- _Data shown_
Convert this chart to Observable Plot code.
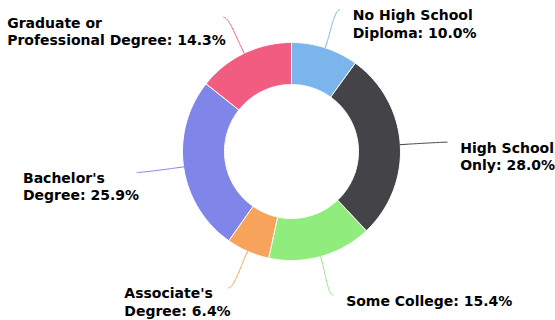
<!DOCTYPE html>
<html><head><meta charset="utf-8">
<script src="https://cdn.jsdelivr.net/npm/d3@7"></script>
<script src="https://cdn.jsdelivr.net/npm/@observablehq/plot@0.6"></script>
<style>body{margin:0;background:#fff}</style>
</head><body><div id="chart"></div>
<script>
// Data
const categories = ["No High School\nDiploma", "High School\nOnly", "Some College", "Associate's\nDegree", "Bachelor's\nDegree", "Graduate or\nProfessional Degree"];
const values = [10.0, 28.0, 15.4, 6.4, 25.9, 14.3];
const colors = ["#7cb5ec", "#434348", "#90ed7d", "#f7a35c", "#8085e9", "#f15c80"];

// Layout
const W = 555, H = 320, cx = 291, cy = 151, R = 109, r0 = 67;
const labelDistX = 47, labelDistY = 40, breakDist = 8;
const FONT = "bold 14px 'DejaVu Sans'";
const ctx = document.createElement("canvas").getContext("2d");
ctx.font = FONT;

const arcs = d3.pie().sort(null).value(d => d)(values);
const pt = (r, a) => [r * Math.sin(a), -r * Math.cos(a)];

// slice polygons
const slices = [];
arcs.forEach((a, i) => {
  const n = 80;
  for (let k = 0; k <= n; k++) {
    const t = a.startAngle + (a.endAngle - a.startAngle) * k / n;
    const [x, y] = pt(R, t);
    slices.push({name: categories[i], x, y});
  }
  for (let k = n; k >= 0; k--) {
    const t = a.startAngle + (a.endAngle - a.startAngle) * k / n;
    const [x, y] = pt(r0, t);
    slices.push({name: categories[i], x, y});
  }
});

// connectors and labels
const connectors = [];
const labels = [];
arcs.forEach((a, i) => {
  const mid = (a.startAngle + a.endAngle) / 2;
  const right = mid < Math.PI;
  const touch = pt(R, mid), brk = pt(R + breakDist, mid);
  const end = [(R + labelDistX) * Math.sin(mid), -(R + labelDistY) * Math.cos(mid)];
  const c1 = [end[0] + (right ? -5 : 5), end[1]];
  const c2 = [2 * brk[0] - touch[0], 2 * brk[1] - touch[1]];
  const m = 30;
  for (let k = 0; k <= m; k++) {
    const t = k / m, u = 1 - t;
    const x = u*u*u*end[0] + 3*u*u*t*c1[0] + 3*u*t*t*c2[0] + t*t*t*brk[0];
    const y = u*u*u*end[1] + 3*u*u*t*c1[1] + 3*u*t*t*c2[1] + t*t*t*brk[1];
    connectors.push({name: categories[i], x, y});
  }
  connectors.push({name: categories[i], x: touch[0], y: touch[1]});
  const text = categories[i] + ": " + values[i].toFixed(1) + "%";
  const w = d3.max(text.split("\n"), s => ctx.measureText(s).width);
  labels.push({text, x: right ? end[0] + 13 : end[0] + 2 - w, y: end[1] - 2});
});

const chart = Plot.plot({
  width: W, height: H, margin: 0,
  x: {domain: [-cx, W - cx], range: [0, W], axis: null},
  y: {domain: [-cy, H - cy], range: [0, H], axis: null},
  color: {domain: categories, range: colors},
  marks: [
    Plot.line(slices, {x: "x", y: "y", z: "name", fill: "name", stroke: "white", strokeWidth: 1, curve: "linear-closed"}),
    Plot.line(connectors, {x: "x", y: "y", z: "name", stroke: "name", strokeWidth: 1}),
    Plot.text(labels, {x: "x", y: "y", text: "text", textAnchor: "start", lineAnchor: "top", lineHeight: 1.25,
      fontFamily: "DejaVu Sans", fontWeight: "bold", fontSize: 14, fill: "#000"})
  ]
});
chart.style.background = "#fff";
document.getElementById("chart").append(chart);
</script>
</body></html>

- _What you need to do_
Return nothing but the lines running from the start of the data to the line with "const pt = (r, a)", please, both ends included and no pictures.

- _The result_
Convert this chart to Observable Plot code.
<!DOCTYPE html>
<html><head><meta charset="utf-8">
<script src="https://cdn.jsdelivr.net/npm/d3@7"></script>
<script src="https://cdn.jsdelivr.net/npm/@observablehq/plot@0.6"></script>
<style>body{margin:0;background:#fff}</style>
</head><body><div id="chart"></div>
<script>
// Data
const categories = ["No High School\nDiploma", "High School\nOnly", "Some College", "Associate's\nDegree", "Bachelor's\nDegree", "Graduate or\nProfessional Degree"];
const values = [10.0, 28.0, 15.4, 6.4, 25.9, 14.3];
const colors = ["#7cb5ec", "#434348", "#90ed7d", "#f7a35c", "#8085e9", "#f15c80"];

// Layout
const W = 555, H = 320, cx = 291, cy = 151, R = 109, r0 = 67;
const labelDistX = 47, labelDistY = 40, breakDist = 8;
const FONT = "bold 14px 'DejaVu Sans'";
const ctx = document.createElement("canvas").getContext("2d");
ctx.font = FONT;

const arcs = d3.pie().sort(null).value(d => d)(values);
const pt = (r, a) => [r * Math.sin(a), -r * Math.cos(a)];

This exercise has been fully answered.